Number 8, Crown Melbourne – undergoing a renaissance
This restaurant is now closed.
On the restaurant strip at Melbourne’s Crown casino, one of the nicer spots on the river front has long been occupied by Number 8. A noted destination on Sundays for its lunch special with ‘unlimited’ pour of champagne, the standard of food has always been more than acceptable. Now the restaurant, with chef John Lawson leading the charge, is about to raise the stakes even further.
On a cold August Sunday, Greedy Girl and gluttonous husband invited along some dear friends for a leisurely lunch. On offer was two courses for A$45, or three for $55. We determined we’d need to drink an inordinate amount to make the champagne pour (at A$130 per person) work in our favour, so we opted to do the food special, order a bottle of champagne and a couple of very delightful reds instead.
Number 8 is about to be reborn, our friendly waiter told us, as ‘No. 8 by John Lawson’, reflecting the chef’s efforts to make this more than a champagne-guzzling destination. This is set to happen by October 8, with the restaurant closing for less than a week to undergo the mini-transformation (largely cosmetic, with the slight rearrangement of the floor space to incorporate a small cocktail bar).

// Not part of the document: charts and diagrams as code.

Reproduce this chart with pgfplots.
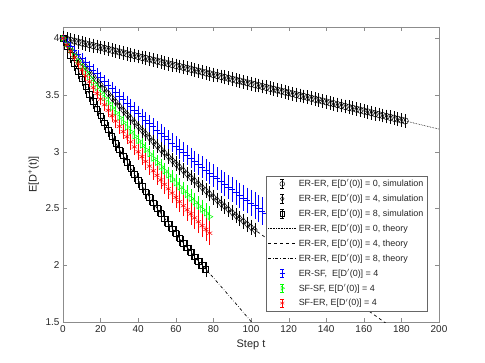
\documentclass[border=0pt]{standalone}
\usepackage{fontspec}
\setmainfont{Liberation Sans}
\usepackage{pgfplots}
\pgfplotsset{compat=1.18}
\usepackage{pgfplotstable}

\definecolor{axgray}{gray}{0.55}
\definecolor{txt}{gray}{0.15}
\newcommand{\Dp}{D$^{\prime}$}

% ER-ER, E[D'(0)] = 0, simulation
\pgfplotstableread{
t y
0 4.000
2 3.992
4 3.984
6 3.976
8 3.968
10 3.960
12 3.952
14 3.944
16 3.936
18 3.928
20 3.920
22 3.912
24 3.904
26 3.896
28 3.888
30 3.880
32 3.872
34 3.864
36 3.856
38 3.848
40 3.840
42 3.832
44 3.824
46 3.816
48 3.808
50 3.800
52 3.792
54 3.784
56 3.776
58 3.768
60 3.760
62 3.752
64 3.744
66 3.736
68 3.728
70 3.720
72 3.712
74 3.704
76 3.696
78 3.688
80 3.680
82 3.672
84 3.664
86 3.656
88 3.648
90 3.640
92 3.632
94 3.624
96 3.616
98 3.608
100 3.600
102 3.592
104 3.584
106 3.576
108 3.568
110 3.560
112 3.552
114 3.544
116 3.536
118 3.528
120 3.520
122 3.512
124 3.504
126 3.496
128 3.488
130 3.480
132 3.472
134 3.464
136 3.456
138 3.448
140 3.440
142 3.432
144 3.424
146 3.416
148 3.408
150 3.400
152 3.392
154 3.384
156 3.376
158 3.368
160 3.360
162 3.352
164 3.344
166 3.336
168 3.328
170 3.320
172 3.312
174 3.304
176 3.296
178 3.288
180 3.280
182 3.272
}\erzero

% ER-ER, E[D'(0)] = 4, simulation
\pgfplotstableread{
t y
0 4.0000
2 3.9572
4 3.9148
6 3.8730
8 3.8315
10 3.7905
12 3.7499
14 3.7098
16 3.6701
18 3.6308
20 3.5920
22 3.5535
24 3.5155
26 3.4779
28 3.4407
30 3.4039
32 3.3674
34 3.3314
36 3.2958
38 3.2605
40 3.2256
42 3.1911
44 3.1569
46 3.1231
48 3.0897
50 3.0567
52 3.0239
54 2.9916
56 2.9596
58 2.9279
60 2.8966
62 2.8656
64 2.8349
66 2.8046
68 2.7746
70 2.7449
72 2.7155
74 2.6864
76 2.6577
78 2.6292
80 2.6011
82 2.5733
84 2.5457
86 2.5185
88 2.4915
90 2.4649
92 2.4385
94 2.4124
96 2.3866
98 2.3611
100 2.3358
102 2.3108
}\erfour

% ER-ER, E[D'(0)] = 8, simulation
\pgfplotstableread{
t y
0 4.0000
2 3.9257
4 3.8529
6 3.7813
8 3.7111
10 3.6422
12 3.5746
14 3.5082
16 3.4431
18 3.3792
20 3.3164
22 3.2549
24 3.1944
26 3.1351
28 3.0769
30 3.0198
32 2.9637
34 2.9087
36 2.8547
38 2.8017
40 2.7497
42 2.6986
44 2.6485
46 2.5993
48 2.5511
50 2.5037
52 2.4572
54 2.4116
56 2.3668
58 2.3229
60 2.2798
62 2.2374
64 2.1959
66 2.1551
68 2.1151
70 2.0759
72 2.0373
74 1.9995
76 1.9624
}\ereight

% ER-SF
\pgfplotstableread{
t y e
0 4.0000 0.005
2 3.9641 0.007
4 3.9285 0.008
6 3.8932 0.010
8 3.8583 0.011
10 3.8236 0.013
12 3.7893 0.015
14 3.7553 0.016
16 3.7216 0.018
18 3.6882 0.019
20 3.6551 0.021
22 3.6223 0.023
24 3.5898 0.024
26 3.5576 0.026
28 3.5256 0.027
30 3.4940 0.029
32 3.4626 0.031
34 3.4315 0.032
36 3.4007 0.034
38 3.3702 0.035
40 3.3399 0.037
42 3.3099 0.039
44 3.2802 0.040
46 3.2508 0.042
48 3.2216 0.043
50 3.1927 0.045
52 3.1640 0.047
54 3.1356 0.048
56 3.1074 0.050
58 3.0795 0.051
60 3.0519 0.053
62 3.0245 0.055
64 2.9973 0.056
66 2.9704 0.058
68 2.9437 0.059
70 2.9173 0.061
72 2.8911 0.063
74 2.8651 0.064
76 2.8394 0.066
78 2.8139 0.067
80 2.7886 0.069
82 2.7636 0.071
84 2.7388 0.072
86 2.7142 0.074
88 2.6898 0.075
90 2.6657 0.077
92 2.6418 0.079
94 2.6181 0.080
96 2.5946 0.082
98 2.5713 0.083
100 2.5482 0.085
102 2.5253 0.087
104 2.5026 0.088
106 2.4801 0.090
108 2.4578 0.091
110 2.4357 0.093
}\ersf

% SF-SF
\pgfplotstableread{
t y e
0 4.0000 0.005
2 3.9491 0.006
4 3.8989 0.008
6 3.8493 0.009
8 3.8004 0.011
10 3.7520 0.012
12 3.7043 0.013
14 3.6572 0.015
16 3.6107 0.016
18 3.5648 0.018
20 3.5194 0.019
22 3.4747 0.020
24 3.4305 0.022
26 3.3869 0.023
28 3.3438 0.025
30 3.3013 0.026
32 3.2593 0.027
34 3.2178 0.029
36 3.1769 0.030
38 3.1365 0.032
40 3.0966 0.033
42 3.0572 0.034
44 3.0183 0.036
46 2.9799 0.037
48 2.9420 0.039
50 2.9046 0.040
52 2.8677 0.041
54 2.8312 0.043
56 2.7952 0.044
58 2.7596 0.046
60 2.7245 0.047
62 2.6898 0.048
64 2.6556 0.050
66 2.6218 0.051
68 2.5885 0.053
70 2.5556 0.054
72 2.5231 0.055
74 2.4910 0.057
76 2.4593 0.058
78 2.4280 0.060
}\sfsf

% SF-ER
\pgfplotstableread{
t y e
0 4.0000 0.005
2 3.9429 0.007
4 3.8866 0.009
6 3.8311 0.010
8 3.7764 0.012
10 3.7225 0.014
12 3.6694 0.016
14 3.6170 0.018
16 3.5654 0.019
18 3.5144 0.021
20 3.4642 0.023
22 3.4148 0.025
24 3.3660 0.027
26 3.3180 0.028
28 3.2706 0.030
30 3.2239 0.032
32 3.1779 0.034
34 3.1325 0.036
36 3.0878 0.037
38 3.0437 0.039
40 3.0002 0.041
42 2.9574 0.043
44 2.9152 0.045
46 2.8736 0.046
48 2.8326 0.048
50 2.7921 0.050
52 2.7523 0.052
54 2.7130 0.054
56 2.6742 0.055
58 2.6361 0.057
60 2.5984 0.059
62 2.5613 0.061
64 2.5248 0.063
66 2.4887 0.064
68 2.4532 0.066
70 2.4182 0.068
72 2.3836 0.070
74 2.3496 0.072
76 2.3160 0.073
78 2.2830 0.075
}\sfer

\pgfplotsset{
  ebleg/.style={legend image code/.code={
    \draw[##1,mark=none,solid,line width=0.4pt]
      (0.5cm,-0.15cm) -- (0.5cm,0.15cm)
      (0.43cm,-0.15cm) -- (0.57cm,-0.15cm)
      (0.43cm,0.15cm) -- (0.57cm,0.15cm);
    \draw[##1,mark size=2.4bp,line width=0.4pt] plot coordinates {(0.5cm,0cm)};
  }},
  lnleg/.style={legend image code/.code={
    \draw[##1] (0cm,0cm) -- (1cm,0cm);
  }},
  sim/.style={only marks, line width=0.5pt, mark options={solid}},
}

\begin{document}
\begin{tikzpicture}
\useasboundingbox (-63bp,-41bp) rectangle (422bp,322bp);
\begin{axis}[
    at={(0,0)}, anchor=south west,
    scale only axis, width=376bp, height=295bp,
    xmin=0, xmax=200,
    ymin=1.5, ymax=4.1,
    xtick={0,20,40,60,80,100,120,140,160,180,200},
    ytick={1.5,2,2.5,3,3.5,4},
    tick align=inside,
    major tick length=4bp,
    axis line style={draw=axgray},
    tick style={draw=axgray},
    /pgf/number format/assume math mode=true,
    tick label style={font=\fontsize{10}{12}\selectfont, text=txt},
    label style={font=\fontsize{11}{13}\selectfont, text=txt},
    xlabel={Step t},
    ylabel={E[D\textsuperscript{+}(t)]},
    legend cell align=left,
    legend style={at={(0.968,0.037)}, anchor=south east,
        font=\fontsize{9}{10}\selectfont, text=txt,
        draw=black!60, fill=white, inner sep=1.5pt,
        row sep=2.3pt},
]

\addplot[sim, ebleg, black, mark=o, mark size=3.2bp,
    error bars/.cd, y dir=both, y fixed=0.03,
    error bar style={line width=0.5pt},
    error mark options={mark size=3.5bp, line width=0.5pt}]
    table[x=t, y=y] {\erzero};
\addlegendentry{ER-ER, E[\Dp(0)] = 0, simulation}

\addplot[sim, ebleg, black, mark=diamond, mark size=3.4bp,
    error bars/.cd, y dir=both, y fixed=0.035,
    error bar style={line width=0.5pt},
    error mark options={mark size=3.5bp, line width=0.5pt}]
    table[x=t, y=y] {\erfour};
\addlegendentry{ER-ER, E[\Dp(0)] = 4, simulation}

\addplot[sim, ebleg, black, mark=square, mark size=2.8bp,
    error bars/.cd, y dir=both, y fixed=0.035,
    error bar style={line width=0.5pt},
    error mark options={mark size=3.5bp, line width=0.5pt}]
    table[x=t, y=y] {\ereight};
\addlegendentry{ER-ER, E[\Dp(0)] = 8, simulation}

\addplot[lnleg, black, densely dotted, line width=0.6pt]
    coordinates {(0,4) (50,3.8) (100,3.6) (150,3.4) (200,3.2)};
\addlegendentry{ER-ER, E[\Dp(0)] = 0, theory}

\addplot[lnleg, black, dashed, line width=0.7pt]
    coordinates {(0,4) (10,3.790) (20,3.592) (30,3.404) (40,3.226)
    (50,3.057) (60,2.897) (70,2.745) (80,2.601) (90,2.465) (100,2.336)
    (110,2.218) (120,2.100) (130,1.982) (140,1.864) (150,1.746)
    (160,1.628) (170,1.510) (180,1.392)};
\addlegendentry{ER-ER, E[\Dp(0)] = 4, theory}

\addplot[lnleg, black, dash dot, line width=0.7pt]
    coordinates {(0,4) (10,3.642) (20,3.316) (30,3.020) (40,2.750)
    (50,2.504) (60,2.280) (70,2.076) (80,1.890) (90,1.700) (100,1.505)
    (110,1.310)};
\addlegendentry{ER-ER, E[\Dp(0)] = 8, theory}

\addplot[sim, ebleg, blue, mark=+, mark size=3.2bp,
    error bars/.cd, y dir=both, y explicit,
    error bar style={line width=0.5pt},
    error mark options={mark size=3.5bp, line width=0.5pt}]
    table[x=t, y=y, y error=e] {\ersf};
\addlegendentry{ER-SF,\ \ E[\Dp(0)] = 4}

\addplot[sim, ebleg, green, mark=triangle, mark size=3.2bp,
    mark options={rotate=-90},
    error bars/.cd, y dir=both, y explicit,
    error bar style={line width=0.5pt},
    error mark options={mark size=3.5bp, line width=0.5pt}]
    table[x=t, y=y, y error=e] {\sfsf};
\addlegendentry{SF-SF, E[\Dp(0)] = 4}

\addplot[sim, ebleg, red, mark=asterisk, mark size=3bp,
    error bars/.cd, y dir=both, y explicit,
    error bar style={line width=0.5pt},
    error mark options={mark size=3.5bp, line width=0.5pt}]
    table[x=t, y=y, y error=e] {\sfer};
\addlegendentry{SF-ER, E[\Dp(0)] = 4}

\end{axis}
\end{tikzpicture}
\end{document}
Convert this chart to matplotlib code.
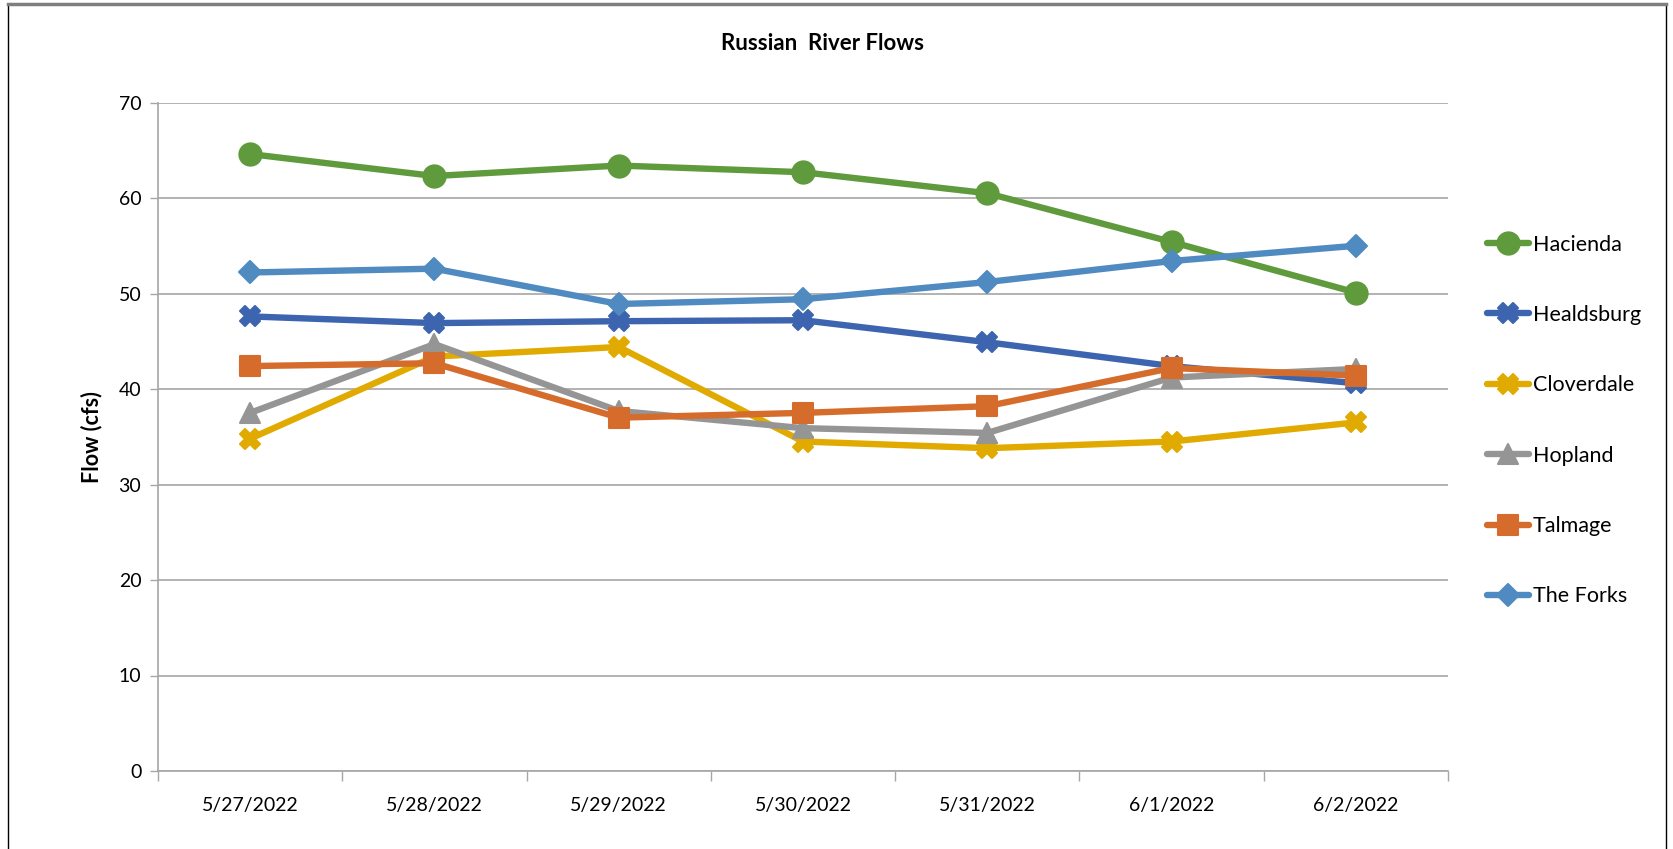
import matplotlib
matplotlib.use("Agg")
import matplotlib.pyplot as plt
from matplotlib.patches import Rectangle
from matplotlib.markers import MarkerStyle

plt.rcParams['font.family'] = ['Lato', 'DejaVu Sans']

dates = ["5/27/2022", "5/28/2022", "5/29/2022", "5/30/2022", "5/31/2022", "6/1/2022", "6/2/2022"]
hacienda = [64.6, 62.3, 63.4, 62.7, 60.5, 55.4, 50.1]
healdsburg = [47.6, 46.9, 47.1, 47.2, 44.9, 42.4, 40.6]
cloverdale = [34.8, 43.4, 44.4, 34.5, 33.8, 34.5, 36.5]
hopland = [37.5, 44.7, 37.7, 35.9, 35.4, 41.2, 42.1]
talmage = [42.4, 42.7, 37.0, 37.5, 38.2, 42.2, 41.4]
the_forks = [52.2, 52.6, 48.9, 49.4, 51.2, 53.4, 55.0]
y_ticks = [0, 10, 20, 30, 40, 50, 60, 70]

series = [
    ("Hacienda", hacienda, "#5F9A3C", "o", 16.0),
    ("Healdsburg", healdsburg, "#3D64AE", "X", 14.5),
    ("Cloverdale", cloverdale, "#E1AA00", "X", 14.0),
    ("Hopland", hopland, "#959595", "^", 14.5),
    ("Talmage", talmage, "#D56C2B", "s", 15.0),
    ("The Forks", the_forks, "#4F8AC0", "D", 11.5),
]

W, H = 1674, 849
fig = plt.figure(figsize=(W / 100, H / 100), dpi=100)
ax = fig.add_axes([158 / W, 1 - 771 / H, (1448 - 158) / W, (771 - 102.5) / H])

x = list(range(len(dates)))
for name, vals, col, mk, ms in series:
    ax.plot(x, vals, color=col, lw=4.6, marker=MarkerStyle(mk, joinstyle='round'),
            markersize=ms, markerfacecolor=col, markeredgecolor=col,
            markeredgewidth=1.5, label=name,
            solid_joinstyle='round', solid_capstyle='round', zorder=3)

ax.set_xlim(-0.5, len(dates) - 0.5)
ax.set_ylim(0, 70)
ax.set_yticks(y_ticks)
ax.set_yticklabels([str(v) for v in y_ticks], fontsize=14)
ax.yaxis.grid(True, color="#A6A6A6", lw=1.2)
ax.set_axisbelow(True)

ax.set_xticks([i - 0.5 for i in range(len(dates) + 1)])
ax.set_xticklabels([])
ax.set_xticks(x, minor=True)
ax.set_xticklabels(dates, minor=True, fontsize=14)
ax.tick_params(axis='x', which='major', length=7, color="#A6A6A6", width=1)
ax.tick_params(axis='x', which='minor', length=0, pad=19)
ax.tick_params(axis='y', length=6, color="#A6A6A6", width=1, pad=6)

for s in ['top', 'right']:
    ax.spines[s].set_visible(False)
ax.spines['left'].set_color("#A6A6A6")
ax.spines['bottom'].set_color("#A6A6A6")
ax.spines['left'].set_linewidth(1.2)
ax.spines['bottom'].set_linewidth(1.2)

ax.set_ylabel("Flow (cfs)", fontsize=15.5, fontweight='bold', labelpad=12)
fig.text(823 / W, 1 - 43 / H, "Russian  River Flows", ha='center', va='center',
         fontsize=16, fontweight='bold')

leg = fig.legend(loc='upper left', bbox_to_anchor=(1478 / W, 1 - 226 / H),
                 frameon=False, fontsize=15.5, labelspacing=2.34,
                 handlelength=1.95, handletextpad=0.2, borderaxespad=0)

fig.patches.append(Rectangle((8 / W, -0.05), (1666 - 8) / W, 1.05 - 4 / H,
                             transform=fig.transFigure, fill=False,
                             edgecolor="#000000", lw=1.0))
fig.lines.append(plt.Line2D([8 / W, 1666 / W], [1 - 4 / H, 1 - 4 / H],
                            transform=fig.transFigure, color="#7F7F7F", lw=2.5))

fig.savefig("out.png", dpi=100)
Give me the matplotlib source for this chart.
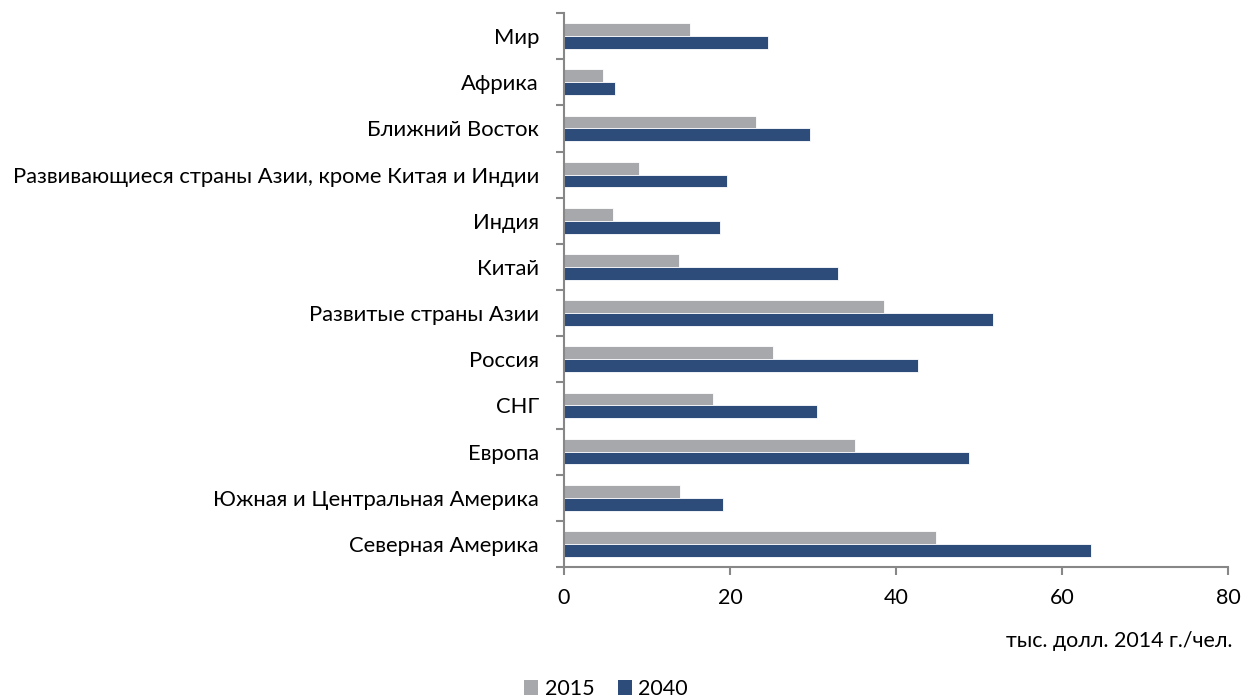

If the lunch offerings were anything to go by, Lawson is definitely on the right track. All dishes were scraped clean, including the many and varied sides offered as part of the deal. More on that later. After falling upon some lovely warm, crusty bread served with a seaweed-infused whipped butter, we eagerly awaited our first courses.
Greedy Girl had one of her favourites, a Wagyu beef carpaccio.
This doesn’t get much better. The carpaccio was deliciously tender and the toppings were a medley of beautiful flavours – a mushroom duxelle, soft, runny quail eggs, slices of parmesan, rocket and a basil pesto, topped with some lovely crunchy croutons. An unqualified yum. If ever you were tempted to try beef in its raw form, this is an incredibly tasty, less confronting way to experiment.
Gluttonous husband had a hiramasa kingfish ceviche. It was served with tapioca crisps and a smoked yoghurt. Ceviche essentially means the raw fish has been ‘cooked’ by marinating in the acid of a citrus fruit. There’s usually a bit of heat thrown in from some chilli. It’s a style widely used in central and South America and has gained huge traction in Australia in recent years – with good reason. It’s light, refreshing and enhances the flavour of the fish. Gluttonous husband was well pleased with the dish.
The servings are all substantial and, sadly, this left us little room for dessert. Regretfully we paid the bill and headed into the rain, wind and cold.
John Lawson is definitely setting a high standard for what the Crown complex describes as its ‘modern Australian’ flagship restaurant. The style of the new ‘No. 8’ will be slightly less formal, with more rustic furniture and the removal of the swathes of white linen that currently abound. Greedy Girl will be there with bells on to see what comes next.